[Begin Recorded data]

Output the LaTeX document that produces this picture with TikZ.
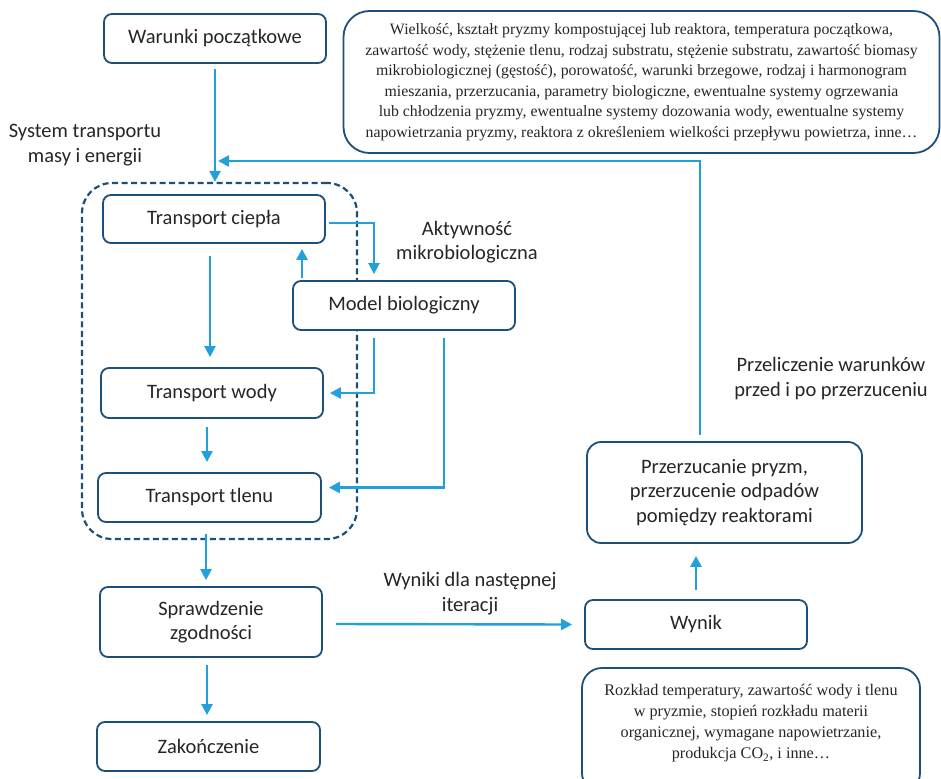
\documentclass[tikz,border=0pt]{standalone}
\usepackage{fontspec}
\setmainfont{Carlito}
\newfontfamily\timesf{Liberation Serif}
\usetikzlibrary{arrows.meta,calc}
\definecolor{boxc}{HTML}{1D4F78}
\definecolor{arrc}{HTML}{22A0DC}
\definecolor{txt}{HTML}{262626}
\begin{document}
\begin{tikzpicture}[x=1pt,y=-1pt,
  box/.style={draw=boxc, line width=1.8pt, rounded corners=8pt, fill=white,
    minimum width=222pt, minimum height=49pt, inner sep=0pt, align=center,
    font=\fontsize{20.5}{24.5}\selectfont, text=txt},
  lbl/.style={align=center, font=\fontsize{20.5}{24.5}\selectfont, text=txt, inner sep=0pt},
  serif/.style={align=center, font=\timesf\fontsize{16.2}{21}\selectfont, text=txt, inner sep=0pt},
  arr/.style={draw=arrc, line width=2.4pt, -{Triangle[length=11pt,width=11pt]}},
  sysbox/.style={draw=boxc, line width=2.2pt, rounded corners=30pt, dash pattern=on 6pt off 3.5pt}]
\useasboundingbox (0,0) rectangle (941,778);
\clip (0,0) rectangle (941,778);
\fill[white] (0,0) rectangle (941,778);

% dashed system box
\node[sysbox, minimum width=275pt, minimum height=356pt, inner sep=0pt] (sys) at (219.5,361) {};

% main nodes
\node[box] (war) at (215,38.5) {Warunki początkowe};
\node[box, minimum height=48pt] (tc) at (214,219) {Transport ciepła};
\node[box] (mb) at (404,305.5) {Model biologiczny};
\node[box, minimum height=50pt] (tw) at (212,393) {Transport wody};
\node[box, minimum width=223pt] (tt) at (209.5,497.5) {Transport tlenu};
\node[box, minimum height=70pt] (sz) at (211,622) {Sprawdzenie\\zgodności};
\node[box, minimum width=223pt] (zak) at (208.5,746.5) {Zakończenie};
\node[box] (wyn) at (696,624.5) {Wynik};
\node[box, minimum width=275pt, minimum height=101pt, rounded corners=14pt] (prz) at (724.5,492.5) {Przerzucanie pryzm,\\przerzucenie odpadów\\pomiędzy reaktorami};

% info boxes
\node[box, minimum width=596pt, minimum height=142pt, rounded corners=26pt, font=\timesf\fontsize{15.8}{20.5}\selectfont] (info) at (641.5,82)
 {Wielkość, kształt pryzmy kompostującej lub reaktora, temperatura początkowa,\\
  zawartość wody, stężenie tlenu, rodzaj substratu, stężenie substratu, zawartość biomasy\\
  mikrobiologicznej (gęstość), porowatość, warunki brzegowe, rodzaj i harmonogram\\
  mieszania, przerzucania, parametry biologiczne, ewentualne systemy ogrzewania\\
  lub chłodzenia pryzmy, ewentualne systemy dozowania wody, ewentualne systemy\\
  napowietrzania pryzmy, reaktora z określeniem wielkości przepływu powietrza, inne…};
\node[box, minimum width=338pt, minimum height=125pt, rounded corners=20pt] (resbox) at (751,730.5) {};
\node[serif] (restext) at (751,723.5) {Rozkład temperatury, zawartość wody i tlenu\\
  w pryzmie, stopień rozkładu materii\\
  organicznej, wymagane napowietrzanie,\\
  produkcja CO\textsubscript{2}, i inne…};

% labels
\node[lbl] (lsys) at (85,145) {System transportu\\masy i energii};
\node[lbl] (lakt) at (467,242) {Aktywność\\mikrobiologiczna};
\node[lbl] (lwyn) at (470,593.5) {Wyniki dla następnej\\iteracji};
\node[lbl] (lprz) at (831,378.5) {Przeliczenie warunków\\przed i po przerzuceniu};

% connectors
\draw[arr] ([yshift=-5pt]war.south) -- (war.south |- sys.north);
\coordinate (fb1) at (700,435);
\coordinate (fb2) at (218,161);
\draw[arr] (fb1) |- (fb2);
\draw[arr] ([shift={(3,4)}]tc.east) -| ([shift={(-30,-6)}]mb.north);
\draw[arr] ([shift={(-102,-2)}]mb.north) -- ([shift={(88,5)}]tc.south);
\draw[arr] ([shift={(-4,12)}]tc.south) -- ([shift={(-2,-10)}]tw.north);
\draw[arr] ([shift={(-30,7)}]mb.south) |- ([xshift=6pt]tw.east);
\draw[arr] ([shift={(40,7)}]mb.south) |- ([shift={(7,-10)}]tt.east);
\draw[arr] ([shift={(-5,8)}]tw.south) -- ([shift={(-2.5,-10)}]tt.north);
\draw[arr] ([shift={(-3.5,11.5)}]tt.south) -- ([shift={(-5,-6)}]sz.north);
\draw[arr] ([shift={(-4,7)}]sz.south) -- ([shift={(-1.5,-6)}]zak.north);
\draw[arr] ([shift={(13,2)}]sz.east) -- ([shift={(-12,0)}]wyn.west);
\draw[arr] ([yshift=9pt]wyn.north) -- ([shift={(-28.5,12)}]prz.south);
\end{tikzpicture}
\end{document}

[End Recorded data]

Omit the pictures, then repeat exactly each line from the beginning of the listing through the line with "minimum height=101pt, rounded".

Output the LaTeX document that produces this picture with TikZ.
\documentclass[tikz,border=0pt]{standalone}
\usepackage{fontspec}
\setmainfont{Carlito}
\newfontfamily\timesf{Liberation Serif}
\usetikzlibrary{arrows.meta,calc}
\definecolor{boxc}{HTML}{1D4F78}
\definecolor{arrc}{HTML}{22A0DC}
\definecolor{txt}{HTML}{262626}
\begin{document}
\begin{tikzpicture}[x=1pt,y=-1pt,
  box/.style={draw=boxc, line width=1.8pt, rounded corners=8pt, fill=white,
    minimum width=222pt, minimum height=49pt, inner sep=0pt, align=center,
    font=\fontsize{20.5}{24.5}\selectfont, text=txt},
  lbl/.style={align=center, font=\fontsize{20.5}{24.5}\selectfont, text=txt, inner sep=0pt},
  serif/.style={align=center, font=\timesf\fontsize{16.2}{21}\selectfont, text=txt, inner sep=0pt},
  arr/.style={draw=arrc, line width=2.4pt, -{Triangle[length=11pt,width=11pt]}},
  sysbox/.style={draw=boxc, line width=2.2pt, rounded corners=30pt, dash pattern=on 6pt off 3.5pt}]
\useasboundingbox (0,0) rectangle (941,778);
\clip (0,0) rectangle (941,778);
\fill[white] (0,0) rectangle (941,778);

% dashed system box
\node[sysbox, minimum width=275pt, minimum height=356pt, inner sep=0pt] (sys) at (219.5,361) {};

% main nodes
\node[box] (war) at (215,38.5) {Warunki początkowe};
\node[box, minimum height=48pt] (tc) at (214,219) {Transport ciepła};
\node[box] (mb) at (404,305.5) {Model biologiczny};
\node[box, minimum height=50pt] (tw) at (212,393) {Transport wody};
\node[box, minimum width=223pt] (tt) at (209.5,497.5) {Transport tlenu};
\node[box, minimum height=70pt] (sz) at (211,622) {Sprawdzenie\\zgodności};
\node[box, minimum width=223pt] (zak) at (208.5,746.5) {Zakończenie};
\node[box] (wyn) at (696,624.5) {Wynik};
\node[box, minimum width=275pt, minimum height=101pt, rounded corners=14pt] (prz) at (724.5,492.5) {Przerzucanie pryzm,\\przerzucenie odpadów\\pomiędzy reaktorami};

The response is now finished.